Common Core State Standards: Reading closely what a text says explicitly and to make logical inferences from it; writing opinion pieces on topics or texts, supporting a point of view with reasons and information; citing specific textual evidence when writing or speaking to support conclusions.

3. ‘Sucker Puncher’ Fired, Hired

After NFL linebacker Ikemefuna Enemkpali broke quarterback Geno Smith’s jaw in a locker room fight, the New York Jets promptly released him for what Jets coach Todd Bowles called a “sucker punch” over something “extremely childish.” Enemkpali wasn’t unemployed for long, however. He was signed by the Buffalo Bills, whose coach, Rex Ryan, drafted Enemkpali when he was coach of the Jets. Ryan said he believes Enemkpali “will learn from this … [and] we’ll give him a chance to compete.” Ryan was himself fired by the Jets last December and hired by the Bills shortly afterward. The off-field behavior of NFL players has gotten a lot of attention in the last several years. In the newspaper or online, read about the cases of two or more players whose off-field actions have made news. Use what you read to write a paragraph comparing the incidents and what punishments, if any, the players were given as a result.

Common Core State Standards: Producing clear and coherent writing in which the development, organization and style are appropriate to the task; citing specific textual evidence when writing or speaking to support conclusions.

4. African Americans & Police

More than three in five African Americans say they or a family member have been treated unfairly by police because of their race, according to a recent survey. More than half of the African Americans surveyed (six in 10 men) say they personally have experienced such treatment, compared to 3 percent of whites. Most blacks polled by the AP-NORC Center for Public Research said they believe police who hurt people are treated too leniently by the criminal justice system, with too few prosecuted for using excessive force. Most whites, nearly three out of four, believe race has nothing to do with how their local police use deadly force. The treatment of African Americans by police has been in the news repeatedly in 2015. In the newspaper or online, find and closely read a story about one case. Then write a paragraph or short essay detailing what communities, legislators and policy makers could learn from the case.
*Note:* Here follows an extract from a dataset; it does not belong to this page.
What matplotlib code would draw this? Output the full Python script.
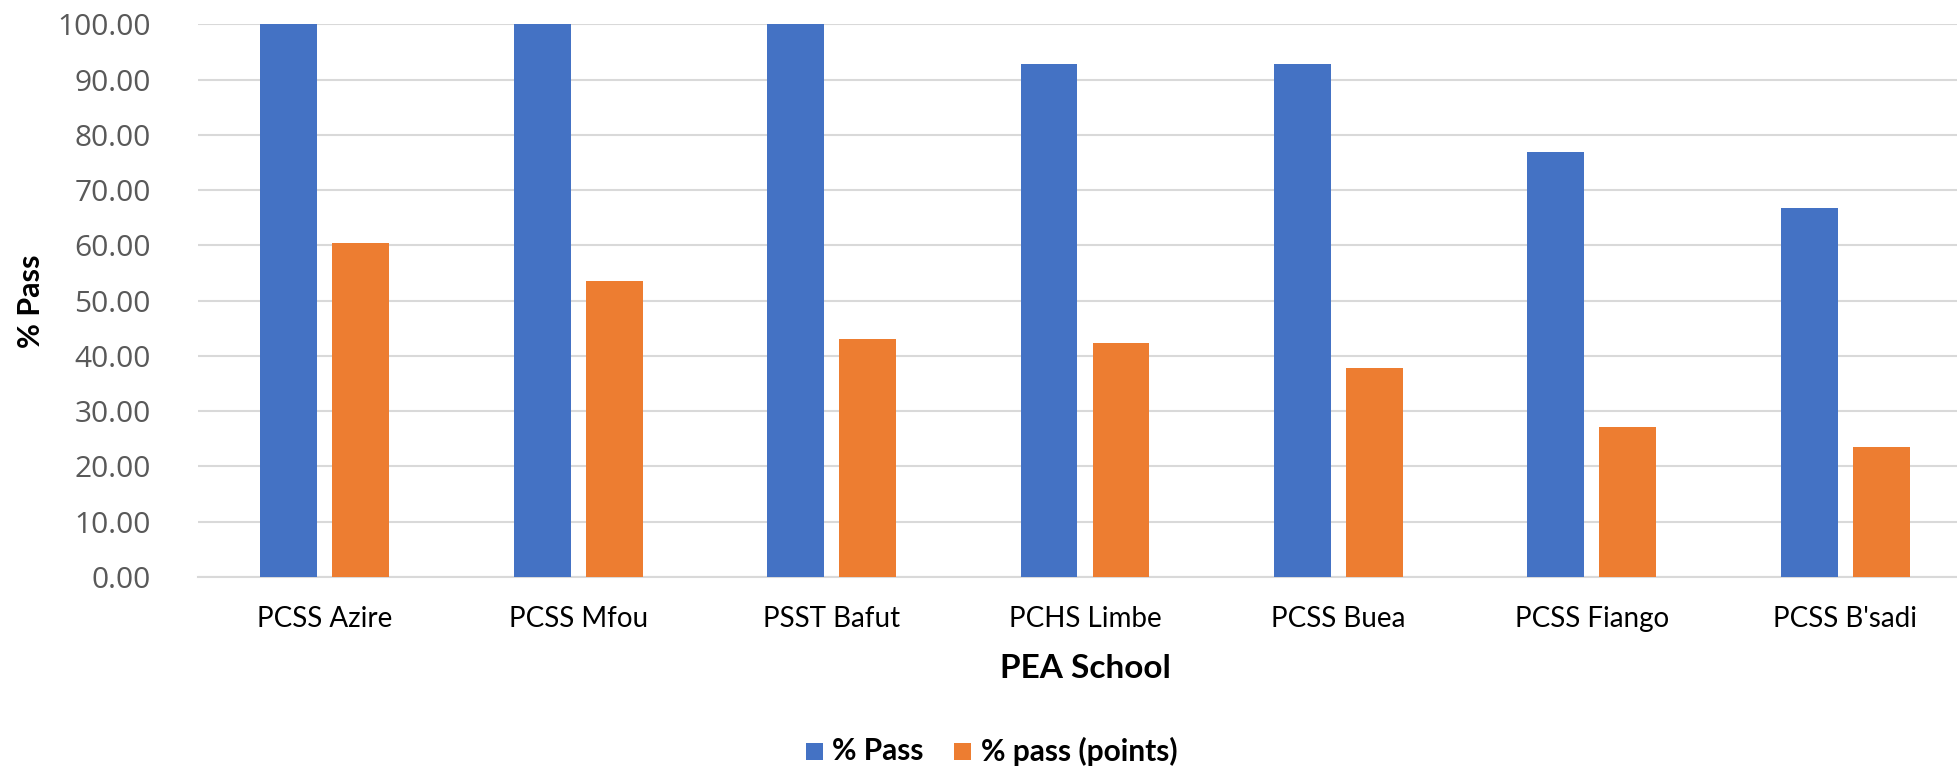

Common Core State Standards: Reading closely what a text says explicitly and to make logical inferences from it; writing informative/explanatory texts to examine a topic and convey ideas and information clearly.

5. A Nazi Train of Gold

When Soviet troops crossed into Nazi Germany in the final days of World War II, a German train filled with gold, gems and valuable art was said to have disappeared near the city of Wroclaw, in what is now part of Poland. Two men now claim to have found the train, but won’t reveal its location until they have been assured 10 percent of the value of its contents. It is believed the train, as long as 500 feet, could have been hidden in an unfinished tunnel. At the end of the war, the Nazis transported and hid gold seized from Jews and others headed for concentration camps to keep it from advancing Allies. Historians have found no conclusive evidence of the Polish train, however. Events from the news often are used as plots for movies, books or television shows. In the newspaper or online, find and read a story about a person or event that you think would make a good plot for a movie. Use what you read to write an outline for your movie and give it a title that would make people want to see it. Then write the opening scene, including dialogue, action and visuals that would set up the story.

Common Core State Standards: Writing narratives to develop real or imagined experiences or events; conducting short research projects that build knowledge about a topic; reading closely what a text says explicitly and to make logical inferences from it.